The Swans did all they could to ensure that they won the cup. They effectively threw away league points at Anfiled and also the chance to beat Arsenal in the FA Cup to concentrate on the League Cup. It is easier for a club like Swansea to do that when they are not under pressure to finish in a Champions League spot. Arsene Wenger surely couldn't do that.

Many would point to the fact that Wenger didn’t field all his first-choice players in both the cup exits. Mikel Arteta rested for the aforementioned defeat to Bradford while Santi Cazorla, Jack Wilshere and Theo Walcott were on the bench in the loss to Blackburn. Nonetheless, the team that was put out had enough in them to beat both sides, but they didn't. That part is a problem that sits squarely on the lap of Wenger.

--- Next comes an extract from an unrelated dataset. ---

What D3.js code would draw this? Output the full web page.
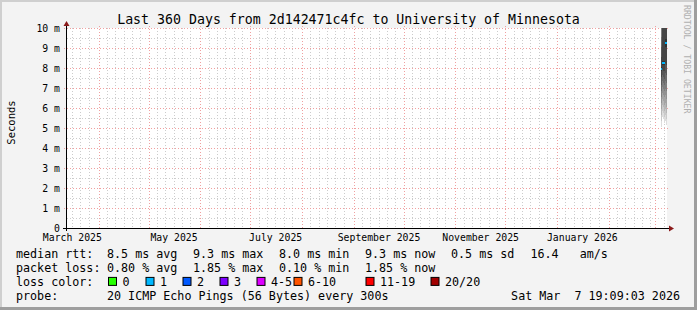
<!DOCTYPE html>
<html>
<head>
<meta charset="utf-8">
<script src="https://cdn.jsdelivr.net/npm/d3@7"></script>
<style>
  html, body { margin: 0; padding: 0; background: #f3f3f3; }
  svg { display: block; }
  text { font-family: "DejaVu Sans Mono", monospace; white-space: pre; }
</style>
</head>
<body>
<svg id="chart"></svg>
<script>
// ---- data ----
const title = "Last 360 Days from 2d142471c4fc to University of Minnesota";
const endTime = new Date(2026, 2, 7, 19, 9, 3);
const yTicks = [0, 1, 2, 3, 4, 5, 6, 7, 8, 9, 10];            // ms
const labelMonths = [new Date(2025, 2, 1), new Date(2025, 4, 1), new Date(2025, 6, 1),
                     new Date(2025, 8, 1), new Date(2025, 10, 1), new Date(2026, 0, 1)];
const monthLabels = ["March 2025", "May 2025", "July 2025", "September 2025", "November 2025", "January 2026"];

// 12h consolidated points, each one ends at its time
const pointEnds = [new Date(2026, 2, 4, 12), new Date(2026, 2, 5, 0), new Date(2026, 2, 5, 12),
                   new Date(2026, 2, 6, 0), new Date(2026, 2, 6, 12), new Date(2026, 2, 7, 0),
                   new Date(2026, 2, 7, 12), new Date(2026, 2, 8, 0)];
const medianMs = [8.0, 8.0, 8.3, 8.3, 8.3, 9.3, 9.3, 9.3];
const lossPct = [0.10, 0.10, 0.45, 0.45, 0.80, 1.85, 1.85, 1.85];
// 20 sorted pings per point (ms)
const pings = [
  [5.1, 5.4, 5.7, 6.0, 6.3, 6.6, 6.9, 7.2, 7.6, 7.9, 8.1, 8.6, 9.1, 9.6, 10.2, 11, 12, 13, 15, 18],
  [5.2, 5.5, 5.8, 6.1, 6.4, 6.7, 7.0, 7.3, 7.6, 7.9, 8.1, 8.7, 9.3, 9.9, 10.5, 11, 12, 13, 15, 18],
  [5.6, 5.9, 6.2, 6.5, 6.8, 7.1, 7.4, 7.7, 8.0, 8.2, 8.4, 10.2, 11, 12, 13, 14, 15, 16, 18, 20],
  [5.5, 5.8, 6.1, 6.4, 6.7, 7.0, 7.3, 7.6, 7.9, 8.2, 8.4, 10.4, 11, 12, 13, 14, 15, 16, 18, 20],
  [5.3, 5.6, 5.9, 6.2, 6.6, 6.9, 7.2, 7.5, 7.9, 8.2, 8.4, 10.6, 11, 12, 13, 14, 15, 16, 18, 20],
  [5.4, 5.7, 6.0, 6.3, 6.7, 7.0, 7.4, 7.8, 8.3, 9.1, 9.5, 10.8, 11, 12, 13, 14, 15, 16, 18, 20],
  [5.2, 5.5, 5.8, 6.1, 6.5, 6.9, 7.3, 7.7, 8.2, 9.1, 9.5, 10.8, 11, 12, 13, 14, 15, 16, 18, 20],
  [5.2, 5.5, 5.8, 6.1, 6.5, 6.9, 7.3, 7.7, 8.2, 9.1, 9.5, 10.8, 11, 12, 13, 14, 15, 16, 18, 20]
];

// legend numbers (as printed)
const rttStats = [["8.5", "ms avg"], ["9.3", "ms max"], ["8.0", "ms min"], ["9.3", "ms now"], ["0.5", "ms sd"], ["16.4", "  am/s"]];
const lossStats = [["0.80", "% avg"], ["1.85", "% max"], ["0.10", "% min"], ["1.85", "% now"]];
const lossKeys = ["0", "1", "2", "3", "4-5", "6-10", "11-19", "20/20"];
const lossKeyMax = [0, 1, 2, 3, 5, 10, 19, 20];   // pings lost out of 20
const lossKeyColors = ["#26ff00", "#00b8ff", "#0059ff", "#7e00ff", "#dd00ff", "#ff5500", "#ff0000", "#a10000"];
const probeText = "20 ICMP Echo Pings (56 Bytes) every 300s";
const stampText = "Sat Mar  7 19:09:03 2026";

// ---- layout ----
const W = 697, H = 310;
const plot = { left: 67, right: 667, top: 28, bottom: 228 };
const svg = d3.select("#chart").attr("width", W).attr("height", H);

// frame
svg.append("rect").attr("width", W).attr("height", H).attr("fill", "#f3f3f3");
svg.append("path").attr("d", `M0,0H${W}V2H2V${H}H0Z`).attr("fill", "#cfcfcf");
svg.append("path").attr("d", `M${W},${H}H0V${H - 3}H${W - 3}V0H${W}Z`).attr("fill", "#9e9e9e");

// canvas
svg.append("rect")
  .attr("x", plot.left).attr("y", plot.top)
  .attr("width", plot.right - plot.left).attr("height", plot.bottom - plot.top)
  .attr("fill", "#ffffff");

const startTime = d3.timeDay.offset(endTime, -360);
const x = d3.scaleTime().domain([startTime, endTime]).range([plot.left, plot.right]);
const y = d3.scaleLinear().domain([0, 10]).range([plot.bottom + 0.5, plot.top + 0.5]);
const px = v => Math.floor(v) + 0.5;

const grid = svg.append("g").attr("fill", "none").attr("stroke-width", 1);

// minor grid: every 5 days inside each month
const minorDays = d3.timeDay.every(5).range(startTime, endTime).filter(d => d.getDate() > 1 && d.getDate() <= 26);
grid.selectAll(".vminor").data(minorDays)
  .join("line")
  .attr("x1", d => px(x(d))).attr("x2", d => px(x(d)))
  .attr("y1", plot.top).attr("y2", plot.bottom)
  .attr("stroke", "#cccccc").attr("stroke-dasharray", "1,2");
grid.selectAll(".hminor").data(d3.range(0.5, 10, 1))
  .join("line")
  .attr("x1", plot.left).attr("x2", plot.right)
  .attr("y1", d => y(d)).attr("y2", d => y(d))
  .attr("stroke", "#cccccc").attr("stroke-dasharray", "1,2");

// major grid
grid.selectAll(".vmajor").data(d3.timeMonth.range(startTime, endTime))
  .join("line")
  .attr("x1", d => px(x(d))).attr("x2", d => px(x(d)))
  .attr("y1", plot.top - 2).attr("y2", plot.bottom + 2)
  .attr("stroke", "#f0a0a0").attr("stroke-dasharray", "1,2");
grid.selectAll(".hmajor").data(yTicks.slice(1))
  .join("line")
  .attr("x1", plot.left - 3).attr("x2", plot.right + 3)
  .attr("y1", d => y(d)).attr("y2", d => y(d))
  .attr("stroke", "#f0a0a0").attr("stroke-dasharray", "1,2");

// smoke: bands from ping i to ping n-1-i, outer bands lighter
svg.append("clipPath").attr("id", "plotclip").append("rect")
  .attr("x", plot.left).attr("y", plot.top)
  .attr("width", plot.right - plot.left).attr("height", plot.bottom - plot.top);
const smoke = svg.append("g").attr("clip-path", "url(#plotclip)").attr("shape-rendering", "crispEdges");
const half = 10;
pointEnds.forEach((t, k) => {
  const x0 = x(d3.timeHour.offset(t, -12)), x1 = x(t);
  const p = pings[k];
  for (let i = 0; i < half; i++) {
    const g = Math.round(190 / half * (half - 1 - i)) + 50;
    smoke.append("rect")
      .attr("x", x0).attr("width", x1 - x0)
      .attr("y", y(p[19 - i])).attr("height", y(p[i]) - y(p[19 - i]))
      .attr("fill", d3.rgb(g, g, g));
  }
});

// median line colored by loss
const lossColor = l => {
  const lost = l / 100 * 20;
  const idx = lossKeyMax.findIndex(m => lost <= m && (m > 0 || lost === 0));
  return lossKeyColors[idx];
};
pointEnds.forEach((t, k) => {
  const x0 = x(d3.timeHour.offset(t, -12)), x1 = Math.min(x(t), plot.right);
  smoke.append("rect")
    .attr("x", x0).attr("width", x1 - x0)
    .attr("y", y(medianMs[k]) - 1).attr("height", 2)
    .attr("fill", lossColor(lossPct[k]));
});

// axes
const axisColor = "#000000", arrowColor = "#8b1a1a";
svg.append("line").attr("x1", plot.left - 0.5).attr("x2", plot.left - 0.5)
  .attr("y1", plot.bottom + 3).attr("y2", plot.top - 5).attr("stroke", axisColor);
svg.append("line").attr("x1", plot.left - 4).attr("x2", plot.right + 4)
  .attr("y1", plot.bottom + 0.5).attr("y2", plot.bottom + 0.5).attr("stroke", axisColor);
svg.append("path").attr("fill", arrowColor)
  .attr("d", `M${plot.left - 3.5},${plot.top - 2}L${plot.left + 2.5},${plot.top - 2}L${plot.left - 0.5},${plot.top - 7}Z`);
svg.append("path").attr("fill", arrowColor)
  .attr("d", `M${plot.right + 2},${plot.bottom - 2.5}L${plot.right + 2},${plot.bottom + 3.5}L${plot.right + 7},${plot.bottom + 0.5}Z`);

// y labels
svg.append("g").selectAll("text").data(yTicks).join("text")
  .attr("x", 60).attr("y", d => y(d) + 3.5)
  .attr("text-anchor", "end").attr("font-size", "9.8px").attr("fill", "#000")
  .text(d => d === 0 ? "0" : d + " m");

// x labels at mid-month
svg.append("g").selectAll("text").data(labelMonths).join("text")
  .attr("x", d => x(d3.timeDay.offset(d, 15))).attr("y", 240.5)
  .attr("text-anchor", "middle").attr("font-size", "9.8px").attr("fill", "#000")
  .text((d, i) => monthLabels[i]);

// title and axis title
svg.append("text").attr("x", W / 2).attr("y", 23.5).attr("text-anchor", "middle")
  .attr("font-size", "13.25px").text(title);
svg.append("text").attr("transform", "translate(14.5,122.5) rotate(-90)")
  .attr("text-anchor", "middle").attr("font-size", "10.5px").text("Seconds");
svg.append("text").attr("transform", "translate(684,5) rotate(90)")
  .attr("font-size", "8.2px").attr("fill", "#b0b0b0").text("RRDTOOL / TOBI OETIKER");

// legend (items sit on tab stops)
const lg = svg.append("g").attr("font-size", "11.7px").attr("fill", "#000");
const rows = [257.5, 271.7, 285.9, 300.1];
const labelX = 16;
lg.append("text").attr("x", labelX).attr("y", rows[0]).text("median rtt:");
lg.append("text").attr("x", labelX).attr("y", rows[1]).text("packet loss:");
lg.append("text").attr("x", labelX).attr("y", rows[2]).text("loss color:");
lg.append("text").attr("x", labelX).attr("y", rows[3]).text("probe:");

const tabX = [107, 193, 279, 365, 451, 530.5];
lg.selectAll(".rtt").data(rttStats).join("text")
  .attr("x", (d, i) => tabX[i]).attr("y", rows[0]).text(d => d[0] + " " + d[1]);
lg.selectAll(".loss").data(lossStats).join("text")
  .attr("x", (d, i) => tabX[i]).attr("y", rows[1]).text(d => d[0] + " " + d[1]);

const keyX = [108, 145.5, 182.5, 219.5, 256.5, 293.5, 365.5, 430.5];
lossKeys.forEach((k, i) => {
  lg.append("rect").attr("x", keyX[i] + 0.5).attr("y", rows[2] - 8.5).attr("width", 8).attr("height", 8)
    .attr("fill", lossKeyColors[i]).attr("stroke", "#000").attr("stroke-width", 1);
  lg.append("text").attr("x", keyX[i] + 14.5).attr("y", rows[2]).text(k);
});

lg.append("text").attr("x", 107).attr("y", rows[3]).text(probeText);
lg.append("text").attr("x", 680).attr("y", rows[3]).attr("text-anchor", "end").text(stampText);
</script>
</body>
</html>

In this day and age of top level football, priority has to be given to the league. Personally, I feel that it’s the best judge of how strong a team is, by how they perform in the league. It is over a course of eight months and will use most, if not all, of the 25-man squad. Quality and consistency are the key ingredients being tested before a winner lifts the trophy in May.

That’s before we even talk about money. You can’t deny the importance it has become in football today. Doing well in the league means a spot in the lucrative Champions League. In line with the Financial Fair Play (FFP), clubs will look for the best way to generate income and participate in Europe’s elite cup competition. Matters would be complicated for a club like Arsenal whose business model does not include investments from the board chairman or club owner.

Moving to Emirates Stadium meant that money would be a major constraint and so it has showed. Staying in the Champions League was the only viable option to maintain the financial stability. However, the team has suffered as a consequence. Players have left searching for better salary elsewhere.

However, as the result over the weekend showed, a big player can rescue the team when it most needed. Cazorla is undoubtedly a big player (not literally) and he once again proved it with his two goals that helped the Gunners beat Aston Villa. Add a few more players like him in the coming transfer window (in view of the money from new commercial deals), and Arsenal could well title contenders next season.

With Everton and Chelsea losing in the weekend, opportunities have opened up to climb the league table. If Arsenal can overcome Sam Allardyce's side tomorrow morning, then it would make for a perfect weekend. The danger that Wenger's men could finally miss out on being part of the Champions League since his arrival was there. But that changed over the weekend and the Gunners must not let this chance slip.